==== INFORMATION PROVIDED ====

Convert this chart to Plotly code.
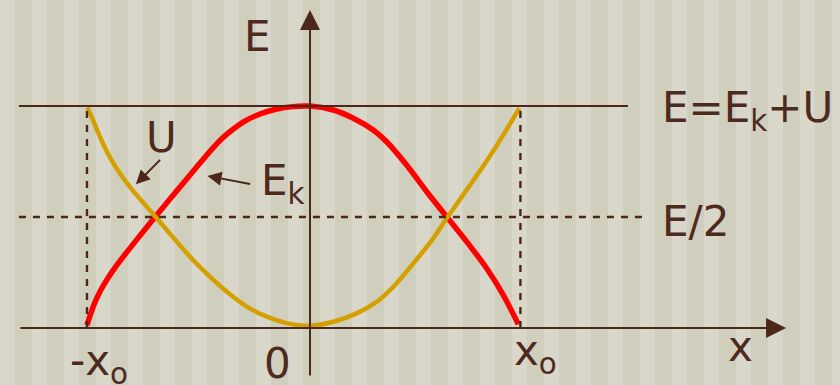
import plotly.graph_objects as go

# ---------------- data ----------------
# x in units of the right turning point x0, energy in units of total E
x_ek = [-1.062, -1.033, -1.0, -0.962, -0.919, -0.857, -0.786, -0.729, -0.667, -0.595, -0.524, -0.467,
        -0.419, -0.371, -0.310, -0.238, -0.167, -0.095, 0.0,
        0.111, 0.206, 0.301, 0.365, 0.460, 0.556, 0.651, 0.746, 0.841, 0.920, 0.992]
y_ek = [0.013, 0.095, 0.164, 0.225, 0.284, 0.360, 0.444, 0.510, 0.581, 0.662, 0.743, 0.806,
        0.854, 0.892, 0.932, 0.964, 0.984, 0.996, 1.0,
        0.982, 0.945, 0.892, 0.839, 0.734, 0.614, 0.501, 0.389, 0.269, 0.149, 0.017]

x_u = [-1.060, -1.038, -1.014, -0.981, -0.948, -0.905, -0.857, -0.800, -0.735, -0.676, -0.619, -0.557,
       -0.492, -0.397, -0.301, -0.206, -0.111, 0.0,
       0.111, 0.222, 0.318, 0.397, 0.492, 0.587, 0.651, 0.746, 0.841, 0.920, 0.997]
y_u = [0.994, 0.947, 0.891, 0.821, 0.761, 0.696, 0.635, 0.571, 0.500, 0.435, 0.372, 0.306,
       0.245, 0.164, 0.096, 0.051, 0.022, 0.010,
       0.028, 0.066, 0.118, 0.186, 0.291, 0.404, 0.494, 0.622, 0.752, 0.869, 0.990]

E_TOTAL = 1.0
E_HALF = 0.5
X0_LEFT = -1.062
X0_RIGHT = 1.002

# ---------------- style ----------------
BROWN = "#4b2619"
TEXT = "#4e2a1e"
RED = "#ff0000"
GOLD = "#d4a000"
LIGHT = "#d9d7c9"
DARK = "#d0cfbd"
FONT = "DejaVu Sans"
FS = 42

W, H = 840, 385
XR = [-1.4762, 2.5238]
YR = [-0.2568, 1.4775]

fig = go.Figure()

fig.add_trace(go.Scatter(x=x_ek, y=y_ek, mode="lines",
                         line=dict(color=RED, width=5.5, shape="spline", smoothing=0.8),
                         hoverinfo="skip", showlegend=False))
fig.add_trace(go.Scatter(x=x_u, y=y_u, mode="lines",
                         line=dict(color=GOLD, width=4.5, shape="spline", smoothing=0.8),
                         hoverinfo="skip", showlegend=False))

shapes = []
# background stripes
for left in range(15, W, 32):
    shapes.append(dict(type="rect", xref="paper", yref="paper", x0=left / W, x1=(left + 17) / W,
                       y0=0, y1=1, fillcolor=DARK, line=dict(width=0), layer="below"))
# total energy line
shapes.append(dict(type="line", xref="x", yref="y", x0=-1.386, x1=1.514, y0=E_TOTAL, y1=E_TOTAL,
                   line=dict(color=BROWN, width=2.2)))
# E/2 dashed line
shapes.append(dict(type="line", xref="x", yref="y", x0=-1.386, x1=1.586, y0=E_HALF, y1=E_HALF,
                   line=dict(color=BROWN, width=2.4, dash="7px,7px")))
# turning point dashed verticals
for xv in (X0_LEFT, X0_RIGHT):
    shapes.append(dict(type="line", xref="x", yref="y", x0=xv, x1=xv, y0=0, y1=E_TOTAL,
                       line=dict(color=BROWN, width=2.4, dash="7px,7px")))

annotations = []
# axes with arrows
annotations.append(dict(x=2.267, y=0, ax=-1.386, ay=0, xref="x", yref="y", axref="x", ayref="y",
                        text="", showarrow=True, arrowhead=2, arrowsize=2, arrowwidth=2,
                        arrowcolor=BROWN, standoff=0, startstandoff=0))
annotations.append(dict(x=0, y=1.432, ax=0, ay=-0.221, xref="x", yref="y", axref="x", ayref="y",
                        text="", showarrow=True, arrowhead=2, arrowsize=2, arrowwidth=2,
                        arrowcolor=BROWN, standoff=0, startstandoff=0))
# label arrows
annotations.append(dict(x=-0.829, y=0.647, ax=-0.707, ay=0.764, xref="x", yref="y", axref="x", ayref="y",
                        text="", showarrow=True, arrowhead=2, arrowsize=1.4, arrowwidth=2,
                        arrowcolor=BROWN, standoff=0))
annotations.append(dict(x=-0.488, y=0.685, ax=-0.278, ay=0.647, xref="x", yref="y", axref="x", ayref="y",
                        text="", showarrow=True, arrowhead=2, arrowsize=1.4, arrowwidth=2,
                        arrowcolor=BROWN, standoff=0))


def label(txt, x, y, xanchor="center", yanchor="middle"):
    annotations.append(dict(x=x, y=y, xref="x", yref="y", text=txt, showarrow=False,
                            xanchor=xanchor, yanchor=yanchor,
                            font=dict(family=FONT, size=FS, color=TEXT)))


label("E", -0.248, 1.315)
label("E=E<sub>k</sub>+U", 1.667, 0.980, xanchor="left")
label("E/2", 1.667, 0.480, xanchor="left")
label("U", -0.707, 0.858)
label("E<sub>k</sub>", -0.243, 0.649, xanchor="left")
label("-x<sub>o</sub>", -1.152, -0.160, xanchor="left")
label("0", -0.155, -0.158)
label("x<sub>o</sub>", 0.962, -0.113, xanchor="left")
label("x", 2.048, -0.083)

fig.update_layout(
    width=W, height=H,
    margin=dict(l=0, r=0, t=0, b=0),
    paper_bgcolor=LIGHT, plot_bgcolor=LIGHT,
    xaxis=dict(range=XR, visible=False, fixedrange=True),
    yaxis=dict(range=YR, visible=False, fixedrange=True),
    shapes=shapes, annotations=annotations,
    showlegend=False,
)

fig.write_html(
    "out.html",
    config={"displayModeBar": False},
    post_script="document.body.style.margin='0';document.body.style.overflow='hidden';",
)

====

■ PROBLEM DESCRIPTION: Make an exact reproduction of the listing above, without any pictures.

■ TASK ANSWER:
Convert this chart to Plotly code.
import plotly.graph_objects as go

# ---------------- data ----------------
# x in units of the right turning point x0, energy in units of total E
x_ek = [-1.062, -1.033, -1.0, -0.962, -0.919, -0.857, -0.786, -0.729, -0.667, -0.595, -0.524, -0.467,
        -0.419, -0.371, -0.310, -0.238, -0.167, -0.095, 0.0,
        0.111, 0.206, 0.301, 0.365, 0.460, 0.556, 0.651, 0.746, 0.841, 0.920, 0.992]
y_ek = [0.013, 0.095, 0.164, 0.225, 0.284, 0.360, 0.444, 0.510, 0.581, 0.662, 0.743, 0.806,
        0.854, 0.892, 0.932, 0.964, 0.984, 0.996, 1.0,
        0.982, 0.945, 0.892, 0.839, 0.734, 0.614, 0.501, 0.389, 0.269, 0.149, 0.017]

x_u = [-1.060, -1.038, -1.014, -0.981, -0.948, -0.905, -0.857, -0.800, -0.735, -0.676, -0.619, -0.557,
       -0.492, -0.397, -0.301, -0.206, -0.111, 0.0,
       0.111, 0.222, 0.318, 0.397, 0.492, 0.587, 0.651, 0.746, 0.841, 0.920, 0.997]
y_u = [0.994, 0.947, 0.891, 0.821, 0.761, 0.696, 0.635, 0.571, 0.500, 0.435, 0.372, 0.306,
       0.245, 0.164, 0.096, 0.051, 0.022, 0.010,
       0.028, 0.066, 0.118, 0.186, 0.291, 0.404, 0.494, 0.622, 0.752, 0.869, 0.990]

E_TOTAL = 1.0
E_HALF = 0.5
X0_LEFT = -1.062
X0_RIGHT = 1.002

# ---------------- style ----------------
BROWN = "#4b2619"
TEXT = "#4e2a1e"
RED = "#ff0000"
GOLD = "#d4a000"
LIGHT = "#d9d7c9"
DARK = "#d0cfbd"
FONT = "DejaVu Sans"
FS = 42

W, H = 840, 385
XR = [-1.4762, 2.5238]
YR = [-0.2568, 1.4775]

fig = go.Figure()

fig.add_trace(go.Scatter(x=x_ek, y=y_ek, mode="lines",
                         line=dict(color=RED, width=5.5, shape="spline", smoothing=0.8),
                         hoverinfo="skip", showlegend=False))
fig.add_trace(go.Scatter(x=x_u, y=y_u, mode="lines",
                         line=dict(color=GOLD, width=4.5, shape="spline", smoothing=0.8),
                         hoverinfo="skip", showlegend=False))

shapes = []
# background stripes
for left in range(15, W, 32):
    shapes.append(dict(type="rect", xref="paper", yref="paper", x0=left / W, x1=(left + 17) / W,
                       y0=0, y1=1, fillcolor=DARK, line=dict(width=0), layer="below"))
# total energy line
shapes.append(dict(type="line", xref="x", yref="y", x0=-1.386, x1=1.514, y0=E_TOTAL, y1=E_TOTAL,
                   line=dict(color=BROWN, width=2.2)))
# E/2 dashed line
shapes.append(dict(type="line", xref="x", yref="y", x0=-1.386, x1=1.586, y0=E_HALF, y1=E_HALF,
                   line=dict(color=BROWN, width=2.4, dash="7px,7px")))
# turning point dashed verticals
for xv in (X0_LEFT, X0_RIGHT):
    shapes.append(dict(type="line", xref="x", yref="y", x0=xv, x1=xv, y0=0, y1=E_TOTAL,
                       line=dict(color=BROWN, width=2.4, dash="7px,7px")))

annotations = []
# axes with arrows
annotations.append(dict(x=2.267, y=0, ax=-1.386, ay=0, xref="x", yref="y", axref="x", ayref="y",
                        text="", showarrow=True, arrowhead=2, arrowsize=2, arrowwidth=2,
                        arrowcolor=BROWN, standoff=0, startstandoff=0))
annotations.append(dict(x=0, y=1.432, ax=0, ay=-0.221, xref="x", yref="y", axref="x", ayref="y",
                        text="", showarrow=True, arrowhead=2, arrowsize=2, arrowwidth=2,
                        arrowcolor=BROWN, standoff=0, startstandoff=0))
# label arrows
annotations.append(dict(x=-0.829, y=0.647, ax=-0.707, ay=0.764, xref="x", yref="y", axref="x", ayref="y",
                        text="", showarrow=True, arrowhead=2, arrowsize=1.4, arrowwidth=2,
                        arrowcolor=BROWN, standoff=0))
annotations.append(dict(x=-0.488, y=0.685, ax=-0.278, ay=0.647, xref="x", yref="y", axref="x", ayref="y",
                        text="", showarrow=True, arrowhead=2, arrowsize=1.4, arrowwidth=2,
                        arrowcolor=BROWN, standoff=0))


def label(txt, x, y, xanchor="center", yanchor="middle"):
    annotations.append(dict(x=x, y=y, xref="x", yref="y", text=txt, showarrow=False,
                            xanchor=xanchor, yanchor=yanchor,
                            font=dict(family=FONT, size=FS, color=TEXT)))


label("E", -0.248, 1.315)
label("E=E<sub>k</sub>+U", 1.667, 0.980, xanchor="left")
label("E/2", 1.667, 0.480, xanchor="left")
label("U", -0.707, 0.858)
label("E<sub>k</sub>", -0.243, 0.649, xanchor="left")
label("-x<sub>o</sub>", -1.152, -0.160, xanchor="left")
label("0", -0.155, -0.158)
label("x<sub>o</sub>", 0.962, -0.113, xanchor="left")
label("x", 2.048, -0.083)

fig.update_layout(
    width=W, height=H,
    margin=dict(l=0, r=0, t=0, b=0),
    paper_bgcolor=LIGHT, plot_bgcolor=LIGHT,
    xaxis=dict(range=XR, visible=False, fixedrange=True),
    yaxis=dict(range=YR, visible=False, fixedrange=True),
    shapes=shapes, annotations=annotations,
    showlegend=False,
)

fig.write_html(
    "out.html",
    config={"displayModeBar": False},
    post_script="document.body.style.margin='0';document.body.style.overflow='hidden';",
)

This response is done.